いつも10月はフランスも「芸術の秋」、パリではfiacという大現代アートフェアなどがあって賑わう(参考:2011年の旧ブログの投稿)のだが、私はツンボ桟敷に置かれるので不調になる(一種の嫉妬?:笑)。
今年は同時期に丁度マクロンの大資産に対する税改正法案があって、「資産と言えど株式などは経済に投資しているので免除し不動産だけにする」という論理だったのだが、自家用ジェットや豪華ヨットはどうなんだという批判に対し、ヨットは長さ何メートル以上はダメとかの改正案があり、、、、でも結局パラダイスペーパーが教えるところではお金持ちはジェットもヨットも既に「対策済み」だったから(11/20投稿)、本当にあの議論は何だったのだろう?

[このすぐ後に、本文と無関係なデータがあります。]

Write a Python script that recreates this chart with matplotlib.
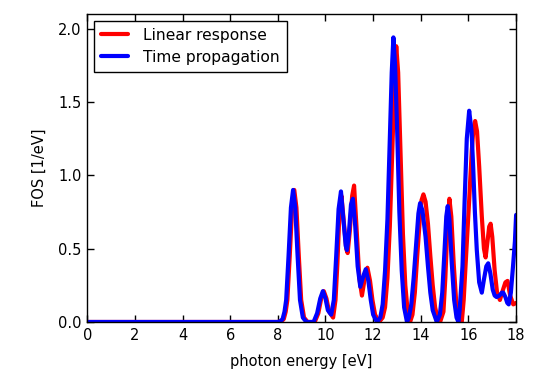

美術品はどうかと言うとこれは従来から特別扱いで資産から除外される。売買も所得税控除の対象になる。fiac特番でラジオのインタビューに出て来た美術館の館長だったか誰かさん(古い話で確定できず)は「美術品から税を取れば収集家は外国の画廊で買うだけだから意味はない」と「税金を高くしたら金持ちは外国に出るだけ」という「グローバル世界の合意」と同じ論理を引き出し、「存命作家の作品を買うことは美術振興のメセナ行為だから」と結構なことばかりを並べていたが、現代美術フェアで話題になる作品の値段を考えるとそれらが投機の対象でしかないことは明らか。先述の「外国で買う」という論理はまさにその証拠で、私は美術家ながら賛成できない。どこからが投機になるかと言い出すと豪華ヨットの長さと同じような話になりそうだが、何か方法ありますよ。
そもそも今までの「個人資産税」は正確には「資産に関する連帯税 impôt de solidarité sur la fortune (ISF) 」* という立派な名前だった(「連帯」が何を意味するかは知らないが)。それが改正されて「連帯」がなくなり、「不動産資産に関する税 IFI」と呼ばれる代物となってしまった。そもそもグローバル社会のお金持ちの論理は「どこでも一番資産の増やせるところに移動すればよい」、つまり自分たちは医療も教育も何でも自力で解決できるから公共サービスなどどうなってもいいと思っているとしか思えない。でもねー、なんだかんだと言って生まれてこの方育った社会の恩恵に被っていないことはないと思うのですがねー。自分たちは「幸福な星の下に生まれた」と自覚して(世界を見回せばそう思わざる得ないと思うのだが)「連帯意識」持ってほしいなー 。
それから11月は誕生月で、また無駄に歳だけ重ねたと気が滅入り、、、。
そんな時にデッサンが売れて、作品を届けに行ったら「歴代の大コレクター」でお宅は美術館みたいだった。ピカピカの現代美術もわんさとあって、何故エイゾーの作品が入れてもらえたか不思議。 こういうコレクションを見ると毎年美術資産に課税があるとフランスでは悲鳴を上げる「名家」の方が大勢いるのは容易に察せられる。美術投機を念頭に入れるとやっぱり所得税で還元してもらうのが筋ではないかと私は思うのだが。
現金なものでこれでちょっと元気回復したのだが、財布が少し暖かくなったのにアトリエはどんどん寒くなるばかり、かつ日照時間も短いでしょ、「仕事の時間」をミスってはだらけきっていて、お天道様に申し訳ない、と言いたいところだが天気も悪くてお天道様を滅多に見ることもない。
はい、ではここで珍しい晴天の朝に作った私のフランス語俳句(ショートポエム)を:
Le matin
regardant en l'air frais
Mes yeux sombres
deviennent les soleils bleus
regardant en l'air frais
Mes yeux sombres
deviennent les soleils bleus
(直訳)
朝
冷たい空を見上げ
暗い私の瞳は
青い太陽となる
* 注:例えばフランス語ウィキではこの税は他国ではあまりないフランス特有のものでイデオロギー的としばしばされるとあったが、このへん私は全く知識なし。ご存知の方はコメントでもして下さい。資産というのは「評価」の問題もあるので素人の私にもプロブレマティックな感じはします(美術品なんか特に)。